Over the past 25 years, China has helped Africa build or upgrade nearly 100,000 kilometers of roads and over 10,000 kilometers of railways, providing the physical web on which the flow of trade will depend. At the heart of the 2026 agenda is the Tanzania-Zambia Railway, or TAZARA, a line that connects the Indian Ocean coast to the mineral heartland of Zambia and the Democratic Republic of Congo, and which celebrates its 50th anniversary this year. China, Tanzania and Zambia have agreed to revitalize the line and develop a prosperity belt along the full corridor, with Tanzania committing to doubling its exports to China by 2030.

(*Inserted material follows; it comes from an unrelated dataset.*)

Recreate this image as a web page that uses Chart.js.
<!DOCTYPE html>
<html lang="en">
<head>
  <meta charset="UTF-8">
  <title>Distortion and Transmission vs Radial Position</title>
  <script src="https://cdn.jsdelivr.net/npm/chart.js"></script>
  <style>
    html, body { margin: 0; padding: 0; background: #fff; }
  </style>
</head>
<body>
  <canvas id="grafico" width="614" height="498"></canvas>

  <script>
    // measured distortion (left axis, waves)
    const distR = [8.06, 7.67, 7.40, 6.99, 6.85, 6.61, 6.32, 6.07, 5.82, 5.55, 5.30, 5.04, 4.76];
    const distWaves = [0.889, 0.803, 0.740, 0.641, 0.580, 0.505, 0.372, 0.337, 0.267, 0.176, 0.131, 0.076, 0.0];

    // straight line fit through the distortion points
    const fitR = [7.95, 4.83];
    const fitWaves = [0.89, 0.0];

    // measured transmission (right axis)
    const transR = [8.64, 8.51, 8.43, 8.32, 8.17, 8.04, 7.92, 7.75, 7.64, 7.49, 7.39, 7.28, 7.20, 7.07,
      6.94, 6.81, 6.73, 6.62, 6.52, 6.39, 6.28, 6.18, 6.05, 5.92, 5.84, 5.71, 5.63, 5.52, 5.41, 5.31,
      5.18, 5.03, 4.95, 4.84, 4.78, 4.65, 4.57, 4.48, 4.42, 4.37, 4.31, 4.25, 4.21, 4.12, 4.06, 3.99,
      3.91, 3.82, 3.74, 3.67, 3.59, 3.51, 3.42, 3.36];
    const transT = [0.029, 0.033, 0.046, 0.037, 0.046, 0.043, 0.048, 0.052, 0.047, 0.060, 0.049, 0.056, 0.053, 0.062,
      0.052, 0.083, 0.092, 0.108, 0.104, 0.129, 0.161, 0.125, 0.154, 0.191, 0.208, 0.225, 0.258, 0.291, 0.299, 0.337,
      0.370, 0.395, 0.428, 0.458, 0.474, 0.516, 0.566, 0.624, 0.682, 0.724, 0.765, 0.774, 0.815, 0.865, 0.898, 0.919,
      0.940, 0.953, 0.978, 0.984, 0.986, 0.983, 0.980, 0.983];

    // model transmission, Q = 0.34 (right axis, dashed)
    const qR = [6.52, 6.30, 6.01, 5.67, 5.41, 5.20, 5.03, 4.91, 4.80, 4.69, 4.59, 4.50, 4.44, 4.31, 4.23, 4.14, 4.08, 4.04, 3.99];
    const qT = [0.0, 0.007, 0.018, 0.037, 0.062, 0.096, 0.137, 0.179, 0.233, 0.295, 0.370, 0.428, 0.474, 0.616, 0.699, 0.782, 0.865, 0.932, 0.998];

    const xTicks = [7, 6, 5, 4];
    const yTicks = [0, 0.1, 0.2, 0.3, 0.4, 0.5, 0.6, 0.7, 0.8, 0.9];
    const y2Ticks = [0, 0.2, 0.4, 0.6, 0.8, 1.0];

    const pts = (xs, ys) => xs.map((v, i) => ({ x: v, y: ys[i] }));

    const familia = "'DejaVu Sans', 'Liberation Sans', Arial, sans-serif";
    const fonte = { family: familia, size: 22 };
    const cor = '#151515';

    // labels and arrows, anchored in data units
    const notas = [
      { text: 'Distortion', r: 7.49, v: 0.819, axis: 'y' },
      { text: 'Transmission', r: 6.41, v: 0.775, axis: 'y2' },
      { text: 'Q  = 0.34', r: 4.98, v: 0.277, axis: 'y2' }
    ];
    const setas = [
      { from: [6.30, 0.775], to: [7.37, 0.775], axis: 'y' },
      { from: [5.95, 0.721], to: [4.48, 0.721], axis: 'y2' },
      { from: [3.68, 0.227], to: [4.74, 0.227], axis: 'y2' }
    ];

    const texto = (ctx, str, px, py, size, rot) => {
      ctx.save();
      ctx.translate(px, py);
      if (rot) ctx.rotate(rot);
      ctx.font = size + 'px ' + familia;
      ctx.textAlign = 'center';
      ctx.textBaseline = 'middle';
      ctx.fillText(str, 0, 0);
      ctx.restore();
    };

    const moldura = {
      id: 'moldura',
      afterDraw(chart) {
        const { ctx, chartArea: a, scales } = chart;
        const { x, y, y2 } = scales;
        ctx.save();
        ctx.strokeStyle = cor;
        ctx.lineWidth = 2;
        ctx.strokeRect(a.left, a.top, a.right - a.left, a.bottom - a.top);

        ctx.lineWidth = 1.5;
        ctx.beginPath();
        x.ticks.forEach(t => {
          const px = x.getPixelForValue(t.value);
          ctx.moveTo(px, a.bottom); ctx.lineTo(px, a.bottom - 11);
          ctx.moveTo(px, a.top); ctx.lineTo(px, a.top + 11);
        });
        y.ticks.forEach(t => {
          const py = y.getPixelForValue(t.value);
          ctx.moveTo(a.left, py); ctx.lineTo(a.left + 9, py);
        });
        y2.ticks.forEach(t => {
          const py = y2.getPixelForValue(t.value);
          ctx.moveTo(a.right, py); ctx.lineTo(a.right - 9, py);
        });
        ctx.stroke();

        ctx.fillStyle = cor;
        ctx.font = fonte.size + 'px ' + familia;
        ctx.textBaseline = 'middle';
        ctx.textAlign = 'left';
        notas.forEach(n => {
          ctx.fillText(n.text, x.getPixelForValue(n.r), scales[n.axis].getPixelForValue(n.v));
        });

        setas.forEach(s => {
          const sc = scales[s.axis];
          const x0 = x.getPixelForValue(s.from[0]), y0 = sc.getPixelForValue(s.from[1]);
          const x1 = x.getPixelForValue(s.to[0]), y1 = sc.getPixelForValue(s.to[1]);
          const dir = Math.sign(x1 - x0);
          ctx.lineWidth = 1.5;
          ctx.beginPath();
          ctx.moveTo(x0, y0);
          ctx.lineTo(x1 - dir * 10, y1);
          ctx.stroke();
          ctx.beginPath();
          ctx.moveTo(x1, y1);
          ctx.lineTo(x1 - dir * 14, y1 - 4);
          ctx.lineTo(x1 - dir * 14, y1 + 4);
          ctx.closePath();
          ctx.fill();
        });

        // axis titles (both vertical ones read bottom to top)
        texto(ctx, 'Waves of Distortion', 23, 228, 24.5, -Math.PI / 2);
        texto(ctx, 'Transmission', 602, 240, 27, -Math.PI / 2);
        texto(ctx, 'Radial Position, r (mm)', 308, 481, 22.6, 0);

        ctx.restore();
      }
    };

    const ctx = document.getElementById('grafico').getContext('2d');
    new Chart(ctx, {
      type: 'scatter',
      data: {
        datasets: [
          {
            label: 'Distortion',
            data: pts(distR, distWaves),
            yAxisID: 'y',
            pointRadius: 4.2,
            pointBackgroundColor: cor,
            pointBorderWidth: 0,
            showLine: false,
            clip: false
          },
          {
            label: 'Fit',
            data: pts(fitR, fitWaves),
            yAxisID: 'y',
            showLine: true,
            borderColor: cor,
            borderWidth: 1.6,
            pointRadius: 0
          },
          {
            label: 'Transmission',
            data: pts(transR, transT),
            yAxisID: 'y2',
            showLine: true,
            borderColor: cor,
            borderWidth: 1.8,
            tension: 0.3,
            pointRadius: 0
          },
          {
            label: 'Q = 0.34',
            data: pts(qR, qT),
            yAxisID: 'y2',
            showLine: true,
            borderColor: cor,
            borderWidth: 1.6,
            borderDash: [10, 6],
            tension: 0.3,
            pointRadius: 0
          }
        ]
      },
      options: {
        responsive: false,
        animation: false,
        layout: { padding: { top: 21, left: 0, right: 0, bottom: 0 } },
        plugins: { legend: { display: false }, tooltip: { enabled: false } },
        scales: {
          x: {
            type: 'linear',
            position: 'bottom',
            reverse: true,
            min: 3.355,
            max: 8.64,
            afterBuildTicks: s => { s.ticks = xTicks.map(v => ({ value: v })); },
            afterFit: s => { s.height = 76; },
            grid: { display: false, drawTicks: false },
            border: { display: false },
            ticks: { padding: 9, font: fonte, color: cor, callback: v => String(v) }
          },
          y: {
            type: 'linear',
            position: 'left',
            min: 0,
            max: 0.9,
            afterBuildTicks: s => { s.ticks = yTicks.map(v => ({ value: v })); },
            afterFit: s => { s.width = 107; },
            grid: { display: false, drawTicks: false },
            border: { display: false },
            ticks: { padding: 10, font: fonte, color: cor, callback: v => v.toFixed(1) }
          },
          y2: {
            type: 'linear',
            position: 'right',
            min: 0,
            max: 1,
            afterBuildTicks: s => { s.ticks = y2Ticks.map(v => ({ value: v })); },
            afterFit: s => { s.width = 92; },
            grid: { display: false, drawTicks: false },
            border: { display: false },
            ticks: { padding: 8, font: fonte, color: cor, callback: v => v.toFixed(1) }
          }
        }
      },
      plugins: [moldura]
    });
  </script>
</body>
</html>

Conversely, as Foreign Minister Wang faced reporters earlier this month, Lesotho was still reeling from the disruption of the United States' African Growth and Opportunity Act and punishing US tariffs on its textile industry. But Beijing has doubled down where some powers have retreated from development commitments, inviting African countries to board what it calls "the express train of China's development".

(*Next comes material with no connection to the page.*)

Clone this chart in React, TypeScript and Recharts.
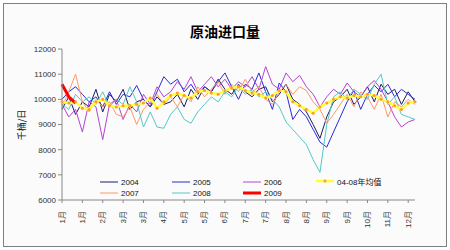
import { Line, LineChart, XAxis, YAxis } from "recharts";

// 周度数据, 千桶/日
const monthLabels = ["1月", "1月", "2月", "3月", "3月", "4月", "5月", "5月", "6月", "7月", "7月", "8月", "8月", "9月", "9月", "10月", "11月", "12月"];
const tickWeeks = monthLabels.map((_, k) => k * 3);
const yTicks = [6000, 7000, 8000, 9000, 10000, 11000, 12000];

const y2004 = [9600, 10100, 9400, 9900, 9700, 10400, 9500, 10200, 9900, 10400, 9600, 9900, 10000, 9700, 10100, 9800, 9900, 10200, 9700, 10400, 10000, 10500, 10300, 10800, 10400, 10200, 10600, 10300, 10100, 10400, 10500, 9900, 10200, 10600, 10000, 9800, 9500, 9000, 8450, 9300, 9900, 10100, 10400, 9800, 10100, 10500, 9900, 10600, 10200, 10400, 9800, 10300, 9900];
const y2005 = [10000, 10300, 10500, 10200, 9900, 10100, 9700, 10300, 9800, 10200, 10100, 10550, 10000, 9700, 10300, 10900, 10600, 10800, 10300, 10600, 10200, 10500, 10300, 10700, 11050, 10500, 10000, 10600, 10400, 11050, 10300, 9600, 10650, 10300, 9200, 9600, 9300, 8800, 8300, 8100, 8700, 9300, 9900, 10350, 9600, 10200, 10550, 10300, 10600, 10100, 10400, 10200, 10000];
const y2006 = [9800, 9300, 9600, 8700, 9900, 9700, 8400, 9800, 10000, 9200, 9800, 9500, 10200, 9800, 10500, 10100, 10300, 10700, 10400, 10900, 10300, 10600, 10900, 10500, 10800, 10400, 10700, 10500, 10900, 10400, 11300, 10600, 10400, 11050, 10700, 10950, 10500, 10200, 9700, 10100, 10400, 10200, 10650, 10300, 10100, 10500, 10750, 10400, 9900, 9300, 8900, 9100, 9200];
const y2007 = [9700, 10300, 11000, 9900, 9500, 10000, 9700, 9900, 9400, 9300, 9700, 9000, 9600, 9900, 10200, 9800, 10100, 9700, 10200, 9900, 10500, 10100, 10400, 10700, 10200, 10600, 10300, 10800, 10300, 10500, 10000, 9800, 10300, 10600, 10200, 10500, 10350, 9900, 9600, 9050, 9400, 9800, 10200, 9700, 10300, 10100, 9600, 10200, 9300, 9900, 9700, 10000, 9800];
const y2008 = [9800, 9600, 10200, 9900, 10100, 9800, 10300, 9700, 10000, 9800, 10500, 9900, 8900, 9500, 8900, 8850, 9400, 9700, 9200, 9050, 9500, 9800, 10100, 9900, 10300, 10100, 10500, 10200, 10400, 10100, 10300, 10000, 9700, 9100, 8800, 8500, 8200, 7600, 7100, 9000, 10100, 10300, 10000, 10400, 10200, 10000, 10600, 11000, 9800, 10100, 9400, 9300, 9200];
const y2009 = [10600, 10100, 9850];
const avg0408 = [9900, 9850, 9900, 9650, 9600, 9900, 10000, 9750, 9700, 9750, 9750, 9800, 9850, 10050, 9650, 9900, 10150, 10250, 10150, 10050, 10300, 10350, 10250, 10200, 10350, 10450, 10500, 10350, 10250, 10200, 10050, 10150, 10350, 10300, 9900, 9750, 9600, 9450, 9700, 9850, 10000, 10100, 10050, 10150, 10100, 10200, 10150, 10000, 9900, 9750, 9600, 9850, 9900];

const data = avg0408.map((v, i) => ({
  wk: i,
  y2004: y2004[i],
  y2005: y2005[i],
  y2006: y2006[i],
  y2007: y2007[i],
  y2008: y2008[i],
  avg: v,
  y2009: y2009[i] ?? null,
}));

const series = [
  { key: "y2004", name: "2004", color: "#1c1c66", width: 1 },
  { key: "y2005", name: "2005", color: "#2a2ad8", width: 1 },
  { key: "y2006", name: "2006", color: "#b444d4", width: 1 },
  { key: "y2007", name: "2007", color: "#ff9966", width: 1 },
  { key: "y2008", name: "2008", color: "#55c8c8", width: 1 },
  { key: "avg", name: "04-08年均值", color: "#ffff33", width: 2.5 },
  { key: "y2009", name: "2009", color: "#ff0000", width: 3 },
];

const font = "'Liberation Sans', Arial, 'Noto Sans CJK SC', sans-serif";

const legendPos: Record<string, { left: number; top: number }> = {
  y2004: { left: 100, top: 177 },
  y2005: { left: 172, top: 177 },
  y2006: { left: 243, top: 177 },
  avg: { left: 316, top: 176 },
  y2007: { left: 100, top: 188 },
  y2008: { left: 172, top: 188 },
  y2009: { left: 243, top: 188 },
};

const MonthTick = ({ x, y, payload }: any) => (
  <text
    transform={`translate(${x},${y + 6}) rotate(-90)`}
    textAnchor="end"
    dominantBaseline="central"
    fontSize={8}
    fill="#333"
    fontFamily={font}
  >
    {monthLabels[payload.value / 3]}
  </text>
);

export default function App() {
  return (
    <div style={{ position: "absolute", left: 0, top: 0, width: 450, height: 250, background: "#fff" }}>
      <div
        style={{
          position: "absolute",
          left: 3,
          top: 3,
          width: 442,
          height: 242,
          border: "1px solid #808080",
          background: "#fbfbfb",
        }}
      />
      <div
        style={{
          position: "absolute",
          left: 0,
          width: 450,
          top: 22,
          textAlign: "center",
          fontFamily: "'Noto Sans CJK SC', sans-serif",
          fontWeight: 700,
          fontSize: 14,
          lineHeight: "18px",
          color: "#000",
        }}
      >
        原油进口量
      </div>
      <div
        style={{
          position: "absolute",
          left: 21,
          top: 125,
          transform: "translate(-50%, -50%) rotate(-90deg)",
          fontFamily: "'Noto Sans CJK SC', sans-serif",
          fontSize: 9,
          whiteSpace: "nowrap",
          color: "#222",
        }}
      >
        千桶/日
      </div>
      <div style={{ position: "absolute", left: 0, top: 0 }}>
        <LineChart width={450} height={250} data={data} margin={{ top: 49, right: 35, left: 12, bottom: 20 }}>
          <XAxis
            dataKey="wk"
            type="number"
            domain={[0, 52]}
            ticks={tickWeeks}
            tick={<MonthTick />}
            tickSize={3}
            interval={0}
            stroke="#888"
            height={30}
          />
          <YAxis
            domain={[6000, 12000]}
            ticks={yTicks}
            width={50}
            tickSize={4}
            stroke="#888"
            tick={{ fontSize: 8, fill: "#333", fontFamily: font }}
            interval={0}
          />
          {series.map((s) => (
            <Line
              key={s.key}
              dataKey={s.key}
              name={s.name}
              stroke={s.color}
              strokeWidth={s.width}
              dot={s.key === "avg" ? { r: 1.5, fill: "#ff9933", stroke: "none" } : false}
              activeDot={false}
              connectNulls={false}
              isAnimationActive={false}
            />
          ))}
        </LineChart>
      </div>
      {series.map((s) => (
        <div
          key={s.key}
          style={{
            position: "absolute",
            left: legendPos[s.key].left,
            top: legendPos[s.key].top,
            display: "flex",
            alignItems: "center",
            fontFamily: font,
            fontSize: 8,
            color: "#111",
            whiteSpace: "nowrap",
            height: 10,
          }}
        >
          <svg width={19} height={10} style={{ marginRight: 2 }}>
            <line x1={0} y1={5} x2={18} y2={5} stroke={s.color} strokeWidth={s.width} />
            {s.key === "avg" && <circle cx={9} cy={5} r={1.5} fill="#ff9933" />}
          </svg>
          {s.name}
        </div>
      ))}
    </div>
  );
}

On people-to-people exchanges, President Xi Jinping and African leaders have designated 2026 as the China-Africa Year of People-to-People Exchanges. Wang launched the event in January at the African Union headquarters in Addis Ababa, Ethiopia, before an audience of over 200 officials and diplomats. He described people-to-people exchanges as "the most solid foundation of China-Africa friendship", and civilizational mutual learning as "the strongest driving force" for cooperation.

Governance-sharing sits at the core of the agenda. Beijing has proposed deepening exchanges on party governance, state governance and modernization strategy through platforms like the China-Africa knowledge network for development. Rather than simply supplying hardware, such as roads, ports and railways, China is now offering software — its model of managed development and poverty reduction.

Wang also said that the Global South must strengthen communication and coordination to jointly safeguard its legitimate rights and interests, and "expand the space for independent development amid the rise of hegemony and power politics". Africa is arithmetically indispensable to that project. With 54 African states in the United Nations General Assembly, African buy-in for the China-proposed Global Governance Initiative and Global Security Initiative is symbolic and numerically decisive.

On peace and security, Wang advanced the principle of African solutions to African problems, with China playing a consistent supporting role through its special Horn of Africa envoy and its emphasis on resolving conflicts through integrated development rather than political pressure. This sustained, low-conditionality and infrastructure-linked model contrasts deliberately with more interventionist approaches and carries genuine resonance on a continent that is wary of external strings.

What makes his framework compelling is not any single element but how the three steps fit together. The economic opening creates trade flows that require people-to-people trust in order to be sustained. People-to-people exchanges generate political affinity that makes geopolitical solidarity credible rather than merely convenient. And geopolitical solidarity creates the international environment — multipolar, rules-governed, resistant to coercion — in which both the economic and cultural dimensions can grow undisturbed.

There is structural discipline in the timetable, too. Beijing has set a clear three-year FOCAC implementation clock, starting this year with early harvests and aiming for midterm acceleration in 2027, with the 10th FOCAC Ministerial Conference marking full completion of the Beijing Summit outcomes. That kind of time-bound planning tells African partners that China's commitments are institutional and durable.

The author is executive director of South-South Dialogues, a Nairobi-based communications development think tank.

The views do not necessarily reflect those of China Daily.